La plantation d'un arbre n'est pas une chose facile et demande de l'argent mais aussi beaucoup de travail préparatoire : pour la plantation de l'arbre de Journans, en nivôse an II, le coût est de 12 livres et de 4 jours de travail préparatoire. Mais il arrive souvent, comme à Treffort, Montanay, Leyment ou Pérouges, que le premier arbre, meurt, faute d'une bonne plantation. On en fait alors planter un second. Toutefois, il arrive, plus rarement, que l’arbre primitif soit remplacé pour des raisons de commodités patriotiques comme à Saint-Jean-le-Vieux, où le 27 ventôse an II, la société populaire se propose de remplacer l’arbre de la liberté actuel par l’arbre de mai planté devant chez Desvignes, un sapin plus à même d’être surmonté par le bonnet de la liberté.

Après un premier texte législatif sur la plantation des arbres de la Liberté, le 3 pluviôse an II, cette pratique se ralentit après le 9 thermidor an II jusqu’au 28 pluviôse an VI, lorsque le Directoire fait de cette plantation une fête révolutionnaire. La symbolique liée à l’arbre ne fait pas toutefois l’unanimité. Si durant l’an II, l’animation civique tourne autour de l’arbre, durant le Directoire, la ferveur religieuse ranimée par les missions des nombreux prêtres réfractaires pousse certains croyants à s’attaquer au symbole qu’est l’arbre de la Liberté. Ainsi, le 30 frimaire an 4, deux habitants d’Arbent abattent le chêne de la liberté à coup de hache. L’affaire est jugée tellement grave par l’administration départementale qu’elle est envoyée devant le tribunal criminel du département. Malgré cette mesure judiciaire, les attaques contre les arbres ne cessent pas, surtout sous le Directoire : le 26 floréal an 4, l’arbre de la Liberté de Béon est abattu par des fanatiques et remplacé par la croix qu’il y avait avant ; le 2 floréal an V, c’est l’arbre de la Liberté de St Jean de Gonville est coupé et enlevé. Toutes ces actions ne sont pas le fait de fanatiques mais peuvent être celles de citoyens passablement enivrés, comme le 24 floréal an VII, où, lors de la fête baladoire de la Tranclière, des citoyens abattent l'arbre de la liberté. Dans tout les cas ces actes sont pris très au sérieux par l'administration du département qui, via l'accusateur public du tribunal criminel du département, demande des enquêtes.

 

d'après la thèse de doctorat d'histoire de Jérôme Croyet, "sous le bonnet rouge", obtenue en 2003 à l'Université Lumière Lyon II mention bien et félicitation du président du jury

mis en ligne par l’association SEHRI

 



[1] Mission du Bicentenaire de la Révolution Française : Les arbres de la Liberté, Bicentenaire de la Révolution Française, 1989.

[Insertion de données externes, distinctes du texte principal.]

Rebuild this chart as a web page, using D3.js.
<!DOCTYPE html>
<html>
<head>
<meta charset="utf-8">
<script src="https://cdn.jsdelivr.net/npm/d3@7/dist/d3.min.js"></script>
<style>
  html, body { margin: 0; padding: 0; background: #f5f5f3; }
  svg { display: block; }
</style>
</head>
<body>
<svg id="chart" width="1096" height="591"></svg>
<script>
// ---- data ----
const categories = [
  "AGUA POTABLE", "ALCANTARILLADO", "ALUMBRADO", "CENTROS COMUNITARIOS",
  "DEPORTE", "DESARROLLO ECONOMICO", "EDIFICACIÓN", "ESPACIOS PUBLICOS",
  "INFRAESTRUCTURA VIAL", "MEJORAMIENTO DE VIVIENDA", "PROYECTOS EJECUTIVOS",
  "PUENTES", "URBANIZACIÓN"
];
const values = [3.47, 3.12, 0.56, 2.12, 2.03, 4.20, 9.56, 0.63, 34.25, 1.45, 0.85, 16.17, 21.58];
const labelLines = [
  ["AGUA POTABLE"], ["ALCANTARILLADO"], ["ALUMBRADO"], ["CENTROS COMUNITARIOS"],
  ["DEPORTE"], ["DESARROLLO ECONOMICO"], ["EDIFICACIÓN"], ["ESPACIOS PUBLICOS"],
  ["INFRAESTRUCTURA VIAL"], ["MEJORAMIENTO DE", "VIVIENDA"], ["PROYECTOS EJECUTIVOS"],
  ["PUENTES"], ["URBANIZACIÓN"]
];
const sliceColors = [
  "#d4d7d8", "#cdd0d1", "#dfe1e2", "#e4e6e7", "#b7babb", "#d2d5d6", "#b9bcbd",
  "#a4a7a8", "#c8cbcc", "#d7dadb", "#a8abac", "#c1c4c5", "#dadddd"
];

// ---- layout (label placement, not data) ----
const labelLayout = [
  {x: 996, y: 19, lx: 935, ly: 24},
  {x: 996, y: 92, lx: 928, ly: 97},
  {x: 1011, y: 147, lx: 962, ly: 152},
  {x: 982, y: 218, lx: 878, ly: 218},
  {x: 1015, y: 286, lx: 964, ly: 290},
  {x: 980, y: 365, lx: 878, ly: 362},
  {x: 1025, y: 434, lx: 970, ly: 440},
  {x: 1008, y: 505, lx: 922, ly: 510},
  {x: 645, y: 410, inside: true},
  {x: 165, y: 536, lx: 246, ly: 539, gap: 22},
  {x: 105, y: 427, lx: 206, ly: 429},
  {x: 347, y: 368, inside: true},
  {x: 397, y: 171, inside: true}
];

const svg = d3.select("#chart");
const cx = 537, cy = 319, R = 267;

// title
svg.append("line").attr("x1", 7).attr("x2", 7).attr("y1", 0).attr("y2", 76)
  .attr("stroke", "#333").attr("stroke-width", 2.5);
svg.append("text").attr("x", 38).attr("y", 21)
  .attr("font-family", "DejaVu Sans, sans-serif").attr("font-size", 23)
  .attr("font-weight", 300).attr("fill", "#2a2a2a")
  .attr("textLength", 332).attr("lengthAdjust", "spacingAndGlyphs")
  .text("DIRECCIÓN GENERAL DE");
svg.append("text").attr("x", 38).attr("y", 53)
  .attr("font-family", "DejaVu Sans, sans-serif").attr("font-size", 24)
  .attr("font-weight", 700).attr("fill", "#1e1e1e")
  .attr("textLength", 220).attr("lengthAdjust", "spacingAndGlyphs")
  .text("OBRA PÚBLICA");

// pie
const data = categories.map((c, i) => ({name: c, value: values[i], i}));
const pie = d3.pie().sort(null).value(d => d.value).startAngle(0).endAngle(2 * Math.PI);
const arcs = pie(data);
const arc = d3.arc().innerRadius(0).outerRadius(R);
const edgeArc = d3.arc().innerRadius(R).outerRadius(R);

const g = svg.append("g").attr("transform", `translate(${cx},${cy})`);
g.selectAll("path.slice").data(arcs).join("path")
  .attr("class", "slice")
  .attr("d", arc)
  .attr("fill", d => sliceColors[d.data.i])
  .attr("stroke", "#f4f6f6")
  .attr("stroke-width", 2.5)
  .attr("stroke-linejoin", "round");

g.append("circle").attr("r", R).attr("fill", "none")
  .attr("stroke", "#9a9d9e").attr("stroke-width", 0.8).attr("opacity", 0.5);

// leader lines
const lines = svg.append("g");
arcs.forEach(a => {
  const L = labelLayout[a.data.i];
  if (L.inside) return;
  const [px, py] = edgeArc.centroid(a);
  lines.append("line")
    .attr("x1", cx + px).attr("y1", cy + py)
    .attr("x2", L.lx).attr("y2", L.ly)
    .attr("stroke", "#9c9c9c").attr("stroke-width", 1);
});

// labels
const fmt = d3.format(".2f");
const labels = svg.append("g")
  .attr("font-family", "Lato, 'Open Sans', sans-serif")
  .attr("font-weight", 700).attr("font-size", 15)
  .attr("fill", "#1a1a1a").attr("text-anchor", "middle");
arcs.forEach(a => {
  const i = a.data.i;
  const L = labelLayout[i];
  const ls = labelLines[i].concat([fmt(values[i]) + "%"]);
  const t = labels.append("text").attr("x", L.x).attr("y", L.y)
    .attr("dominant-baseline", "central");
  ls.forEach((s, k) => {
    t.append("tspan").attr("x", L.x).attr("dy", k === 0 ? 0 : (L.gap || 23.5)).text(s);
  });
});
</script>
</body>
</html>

[2] Les arbres de la Liberté, Bicentenaire de la Révolution Française, 1989.

[3] LIRIS (Elisabeth) : “ le symbolisme révolutionnaire ” in l’état de la France pendant la Révolution Française. Editions de la Découverte, Paris, 1988.

[4] Registre de délibération de la société populaire de Treffort. A.D. Ain 13L .

[5] L’arbre de la liberté de Pérouges est toujours majestueusement au centre de la place du village.